Ренуар с Алиной покинул Пти-Женвилье в конце июля. Больше он не мог оставаться в провинции. Он признался своему другу Берару: «Я не знаю почему, но мне тяжело находиться вдали от Парижа, а площадь Пигаль наделена каким-то шармом, какой мне ещё не надоел. Причина, очевидно, в том, что я постарел и спокойная работа дома гораздо больше подходит моему возрасту». И всё-таки, несмотря на это, Ренуар с Алиной снова отправился в Ипор, где он написал всего одну картину с морским отливом. Затем они отплывают на остров Джерси, где проводят несколько дней, и переправляются на остров Гернси. 84 Их сопровождает старый друг Ренуара, Лот. Это путешествие доставляет художнику огромное удовольствие. Он пишет Дюран-Рюэлю 27 сентября: «Я надеюсь вскоре вернуться, 8 или 9 октября, с несколькими картинами и набросками для других, которые напишу в Париже. Здесь очень живописный пляж, где купаются между скал. Глядя на это скопление мужчин и женщин, расположившихся на скалах, воображаешь себя скорее в каком-то пейзаже Ватто, чем в реальном мире». В конце письма он сообщает: «Надеюсь, что смогу Вам привезти несколько милых пейзажей». Ренуар пишет несколько видов залива, пляжа, детей на берегу моря; но наиболее интересными для него самого были фигуры обнажённых на пляже или на фоне пейзажа. Можно предположить, что после жанровых сцен Парижа и его пригородов, портретов и пейзажей наиболее важной темой для художника стало изображение обнажённых… У него зародился замысел написать «Больших купальщиц».Но осуществлению этого замысла ещё мешало его состояние некоторой растерянности, которое пока не покидало его.
84
Джерси и Гернси — самые крупные острова Нормандского архипелага в проливе Ла-Манш у побережья Франции, находящиеся под юрисдикцией Великобритании. (Прим. ред.)

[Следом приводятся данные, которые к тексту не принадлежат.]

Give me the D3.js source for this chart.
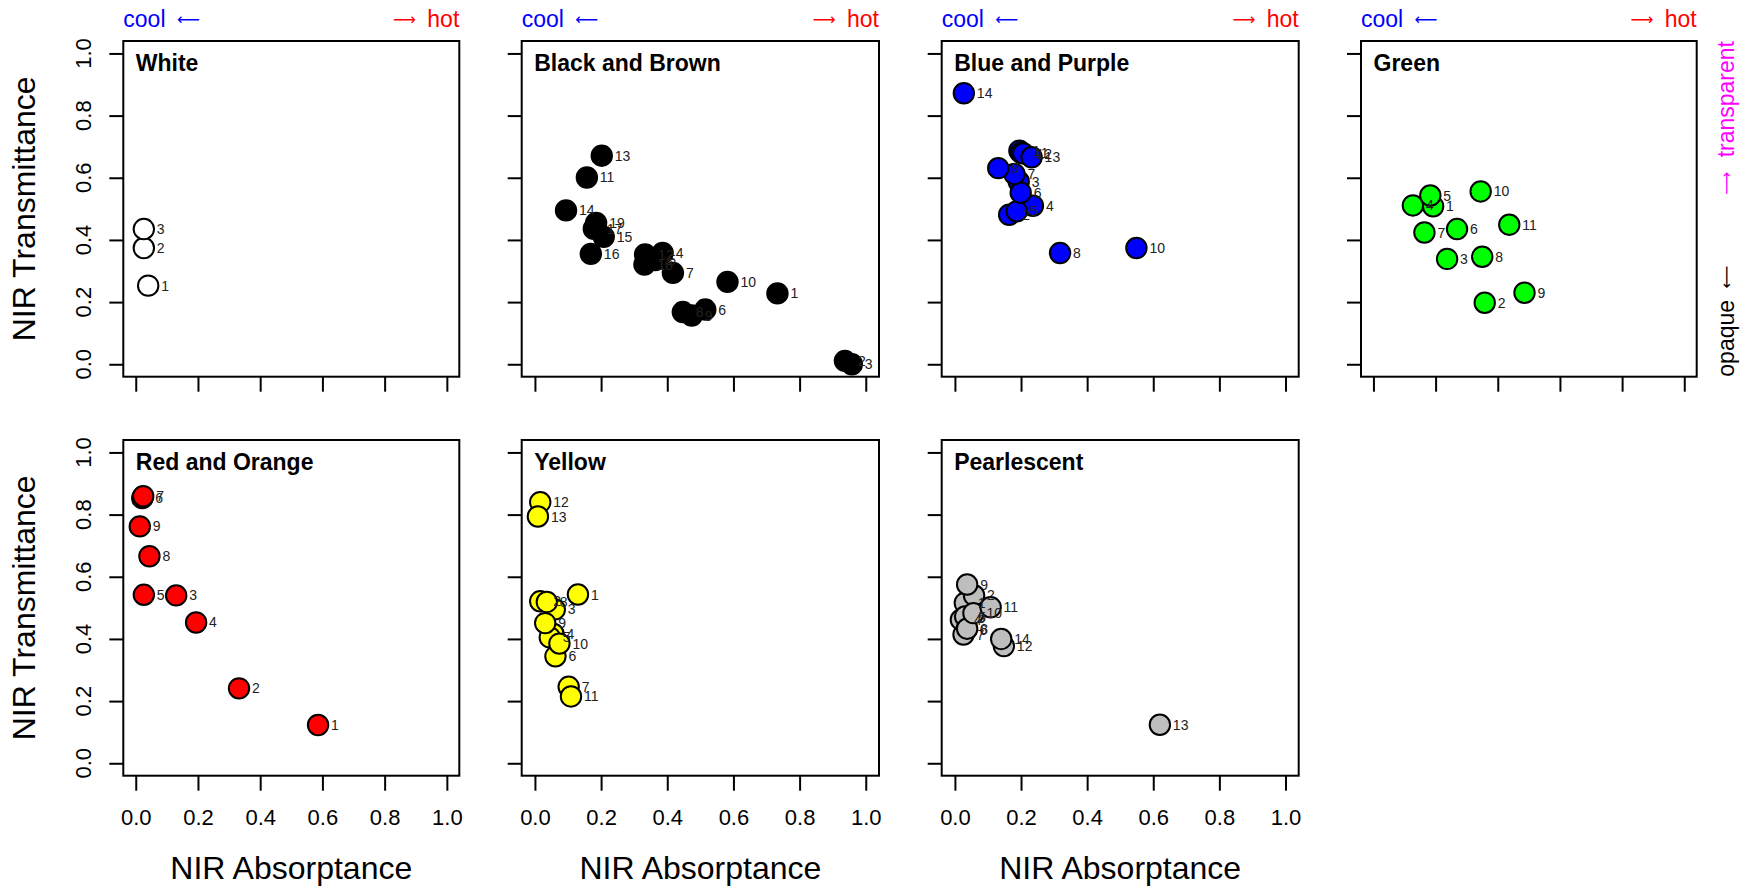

По возвращении в Париж ему пришлось снова принять участие в спорах, которые доводили его до отчаяния. По причине провала персональных выставок у Дюран-Рюэля Гоген настаивает на том, чтобы организовать новую коллективную выставку. Писсарро обращается по этому поводу к Моне, но тот выступает категорически против. Парижане уже пресытились выставками, которые следуют одна за другой. Ренуар придерживается того же мнения. В данный момент лучше ничего не предпринимать, тем более что положение Дюран-Рюэля становится всё более шатким. Такая ситуация вызывает крайнюю озабоченность. Отношение к импрессионистам по-прежнему недоброжелательное. Такова же реакция публики и в Германии. Коллекционеры, Карл и Фелиция Бернштейн, родственники Шарля Эфрюсси, жившие в Париже до 1882 года, организовали выставку в галерее Фрица Гурлита в Берлине. Часть картин им предоставил Дюран-Рюэль. Выставка вызвала вопли негодования. Парадоксально, но в газете «Ле Фигаро» Альбер Вольф из чувства патриотизма выступил в защиту французских импрессионистов, которых буквально смешал с грязью Адольф фон Мензель, официальный художник императора Вильгельма.